There was once an update schedule. It lived a good life, a peaceful life. A quiet life. But then... things began to change. It became more and more erratic, sometimes completely disobeying its very reason for existance. And at last, the update schedule could take no more. It cast off its chains and went free, seeking new lands where it would be appreciated. This message it left where once it had lived, to warn other schedules of the peril.

Thursday, December 11, 2014

Day Three of Editing: Hanging in There

Can I ask you a very important question? Well, you can't really stop me, can you? So here goes:
What is wrong with Kelsea?
Has there been a single male character that she hasn't found attractive aside from her adoptive father? What's with her and the Fetch? He kidnapped you, Kelsea. You knew him for a day. He's probably twenty years older than you. You should be thanking your lucky stars or whatever it is you do in your weird Dystopian Fantasy universe that you're not his type. You don't want to be his type. It's not a betrayal to try to capture him, it's something that will do great good for your kingdom by getting rid of a criminal. You know he's evil, right? For some reason all the poor people like him (don't know why, it specifically says that he doesn't give them the stuff he steals), but for the good of your country, kill him. You're not in love, you're just stupid.
Also, what are you doing with that sword? Put it down and go kill the Fetch instead. Start a war on your first day of queenship, Kelsea, there's the spirit. Do you know what a treaty is? It's a legally binding document. When you have one with a country that could crush you without noticing, you don't break it. Because if you do, you shortly won't even have a country. So please, go build new cages and apologize to the Red Queen or whatever it is her name is and send her her tribute, because if not then even more people will die.
Speaking of which, what's wrong with her? She's like those demons from the Mercedes Lackey/ James Mallory series, except on steroids. At least they didn't kill people for snoring. Satanic rituals= good reason for book character to kill someone. Snoring= weird hatred of snoring people by the author.

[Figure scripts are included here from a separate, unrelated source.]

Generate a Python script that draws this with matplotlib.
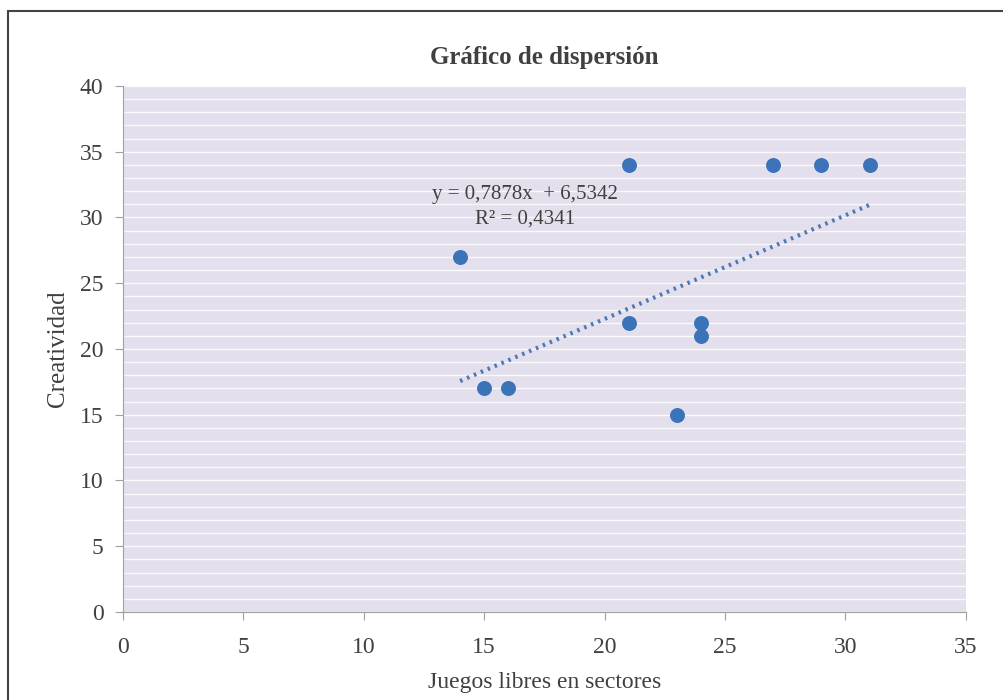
import matplotlib.pyplot as plt
import numpy as np
from matplotlib.patches import Rectangle

# data
juegos = [14, 15, 16, 21, 21, 23, 24, 24, 27, 29, 31]
creatividad = [27, 17, 17, 34, 22, 15, 22, 21, 34, 34, 34]
slope, intercept = 0.7878, 6.5342
r2 = 0.4341

plt.rcParams['font.family'] = ['Liberation Serif', 'DejaVu Serif']

fig = plt.figure(figsize=(10.04, 7.0), dpi=100)
ax = fig.add_axes([0.1225, 0.1257, 0.8395, 0.7515])

# outer frame of the chart
fig.patches.append(Rectangle((0.008, -0.05), 1.1, 1.035, transform=fig.transFigure,
                             fill=False, edgecolor='#444444', linewidth=1.5))

ax.set_facecolor('#e4dfec')
ax.set_xlim(0, 35)
ax.set_ylim(0, 40)
ax.set_xticks(np.arange(0, 36, 5))
ax.set_yticks(np.arange(0, 41, 5))
ax.set_yticks(np.arange(0, 41, 1), minor=True)
ax.grid(which='both', axis='y', color='white', linewidth=1.0, alpha=0.8)
ax.set_axisbelow(True)

for s in ['top', 'right']:
    ax.spines[s].set_visible(False)
for s in ['left', 'bottom']:
    ax.spines[s].set_color('#a0a0a0')
ax.tick_params(which='major', length=6, color='#a0a0a0', labelsize=17, labelcolor='#404040')
ax.tick_params(axis='x', pad=12)
ax.tick_params(axis='y', pad=8)
ax.tick_params(which='minor', length=0)

ax.scatter(juegos, creatividad, s=95, color='#3b73b9', zorder=3)

xs = np.array([min(juegos), max(juegos)])
ax.plot(xs, slope * xs + intercept, linestyle=(0, (0.6, 1.2)), linewidth=3,
        color='#4a78b8', zorder=2)

ax.text(16.7, 31.75, 'y = 0,7878x  + 6,5342', ha='center', va='center',
        fontsize=15, color='#404040')
ax.text(16.7, 29.85, 'R² = 0,4341', ha='center', va='center',
        fontsize=15, color='#404040')

ax.set_title('Gráfico de dispersión', fontsize=18, fontweight='bold',
             color='#404040', pad=16)
ax.set_xlabel('Juegos libres en sectores', fontsize=17, color='#404040', labelpad=10)
ax.set_ylabel('Creatividad', fontsize=18, color='#404040', labelpad=8)

fig.savefig('out.png', dpi=100)
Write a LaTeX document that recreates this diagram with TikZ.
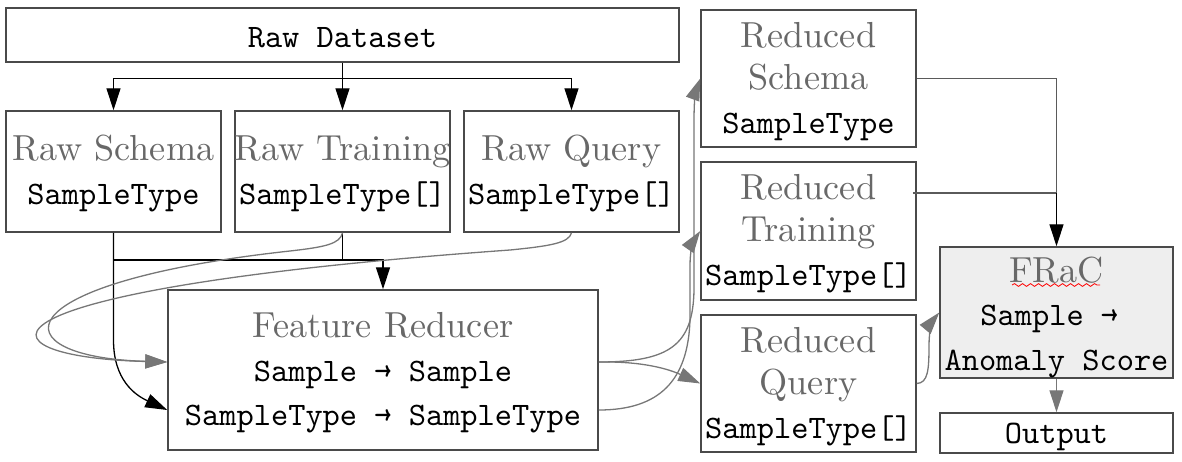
\documentclass[tikz,border=0pt]{standalone}
\usepackage{fontspec}
\newfontfamily\ttlfont{lmroman10-regular.otf}
\newfontfamily\monofont{lmmono10-regular.otf}
\usetikzlibrary{arrows.meta,fit,calc,decorations.pathmorphing}
\definecolor{ttlc}{HTML}{686868}
\definecolor{lnc}{HTML}{777777}
\definecolor{dlnc}{HTML}{5A5A5A}
\definecolor{bdc}{HTML}{4A4A4A}
\definecolor{fracbg}{HTML}{EEEEEE}
\begin{document}
\begin{tikzpicture}[x=0.5pt,y=-0.5pt,
  box/.style={draw=bdc,line width=0.75pt,inner sep=0pt,rectangle},
  ttl/.style={text=ttlc,font=\ttlfont\fontsize{18.1}{21}\selectfont,inner sep=0pt,anchor=base},
  tt/.style={font=\monofont\fontsize{16.4}{19}\selectfont,inner sep=0pt,anchor=base},
  blk/.style={draw=black,line width=0.65pt},
  gry/.style={draw=lnc,line width=0.65pt},
  dgry/.style={draw=dlnc,line width=0.65pt},
  tip/.style={-{Triangle[length=11pt,width=7pt]}},
]
\useasboundingbox (0,0) rectangle (1182,461);
% boxes
\node[box,fit={(6,8)(679,62)}] (rd) {};
\node[box,fit={(6,111)(221,232)}] (rsch) {};
\node[box,fit={(235,111)(450,232)}] (rtrn) {};
\node[box,fit={(464,111)(679,232)}] (rqry) {};
\node[box,fit={(168,290)(598,450)}] (fr) {};
\node[box,fit={(701,10)(916,147)}] (dsch) {};
\node[box,fit={(701,162)(916,300)}] (dtrn) {};
\node[box,fit={(701,315)(916,452)}] (dqry) {};
\node[box,fill=fracbg,fit={(940,247)(1173,378)}] (frac) {};
\node[box,fit={(940,413)(1173,453)}] (out) {};
% texts
\node[tt] (rdt) at (342.5,47) {Raw Dataset};
\node[ttl] (rscht) at (113.5,160) {Raw Schema};
\node[tt] (rschs) at (113.5,204) {SampleType};
\node[ttl] (rtrnt) at (342.5,160) {Raw Training};
\node[tt] (rtrns) at (342.5,204) {SampleType[]};
\node[ttl] (rqryt) at (571.5,160) {Raw Query};
\node[tt] (rqrys) at (571.5,204) {SampleType[]};
\node[ttl] (frt) at (383,337) {Feature Reducer};
\node[tt] (frs1) at (383,381) {Sample → Sample};
\node[tt] (frs2) at (383,425) {SampleType → SampleType};
\node[ttl] (dscht1) at (808.5,47) {Reduced};
\node[ttl] (dscht2) at (808.5,89) {Schema};
\node[tt] (dschs) at (808.5,133) {SampleType};
\node[ttl] (dtrnt1) at (808.5,199) {Reduced};
\node[ttl] (dtrnt2) at (808.5,241) {Training};
\node[tt] (dtrns) at (808.5,285) {SampleType[]};
\node[ttl] (dqryt1) at (808.5,352) {Reduced};
\node[ttl] (dqryt2) at (808.5,394) {Query};
\node[tt] (dqrys) at (808.5,438) {SampleType[]};
\node[ttl] (fract) at (1056.5,282) {FRaC};
\node[tt,anchor=base west] (fracs1) at (980,325) {Sample →};
\node[tt] (fracs2) at (1056.5,370) {Anomaly Score};
\node[tt] (outt) at (1056.5,443) {Output};
\draw[red,line width=0.4pt,decorate,decoration={snake,amplitude=0.7pt,segment length=4pt}] (1012,285) -- (1100,285);
% top arrows
\draw[blk,tip] (rd.south) -- (rtrn.north);
\draw[blk,tip] (rd.south) -- ++(0,16) -| (rsch.north);
\draw[blk,tip] (rd.south) -- ++(0,16) -| (rqry.north);
% into feature reducer
\draw[blk,tip] (rsch.south) -- (113.5,260) -| (fr.north);
\draw[blk] (rtrn.south) -- (342.5,260);
\draw[blk,tip] (rsch.south) -- (113.5,340) .. controls (113.5,380) and (135,395) .. ($(fr.west)+(0,40)$);
\draw[gry,tip] (rtrn.south) .. controls (340,244) and (325,247) .. (290,251) .. controls (-2,283) and (-2,357) .. ($(fr.west)+(0,-8)$);
\draw[gry,tip] (rqry.south) .. controls (569,243) and (550,246) .. (510,250) .. controls (-50,290) and (-30,357) .. ($(fr.west)+(0,-8)$);
% out of feature reducer
\draw[gry,tip] ($(fr.east)+(0,-8)$) .. controls (670,362) and (693,345) .. (694,290) -- (694,120) .. controls (694,100) and (696,90) .. (dsch.west);
\draw[gry,tip] ($(fr.east)+(0,-8)$) .. controls (650,361) and (675,372) .. (dqry.west);
\draw[gry,tip] ($(fr.east)+(0,40)$) .. controls (660,410) and (688,380) .. (690,320) -- (690,265) .. controls (690,250) and (694,240) .. (dtrn.west);
% into FRaC
\draw[gry,tip] (dqry.east) .. controls (928,383) and (929,370) .. (929,345) .. controls (929,330) and (933,320) .. (frac.west);
\coordinate (jn) at (frac.north |- 0,193);
\draw[dgry] (dsch.east) -| (jn);
\draw[dgry] ($(dtrn.east |- jn)+(-4,0)$) -- (jn);
\draw[blk,tip] (jn) -- (frac.north);
\draw[gry,tip] (frac.south) -- (out.north);
\end{tikzpicture}
\end{document}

All of that means something very important: I'm reading a book. Well, an ebook, but it counts. I present to you The Queen of the Tearling, which I hope to mock in even greater detail later on. For now, just wince at the cover and know that the book deserves it.
Front Cover

Oh, and editing. Well, it's going okay. I'm going steadily insane, but that was only to be expected.
Editing comment of the day that proves this is literally driving me crazy:
Me: Does Adam have a split personality or something? Why does he talk to himself in the second person?
Me (in response): Because you do.
You can just see the sanity oozing out of that one.
It's actually kind of fun, though. Painful to read the old stuff, and I haven't actually gotten anywhere, but it is cool to see it kind of almost begin to sort of come together.

And that's all for today, please enjoy this convoluted blog post.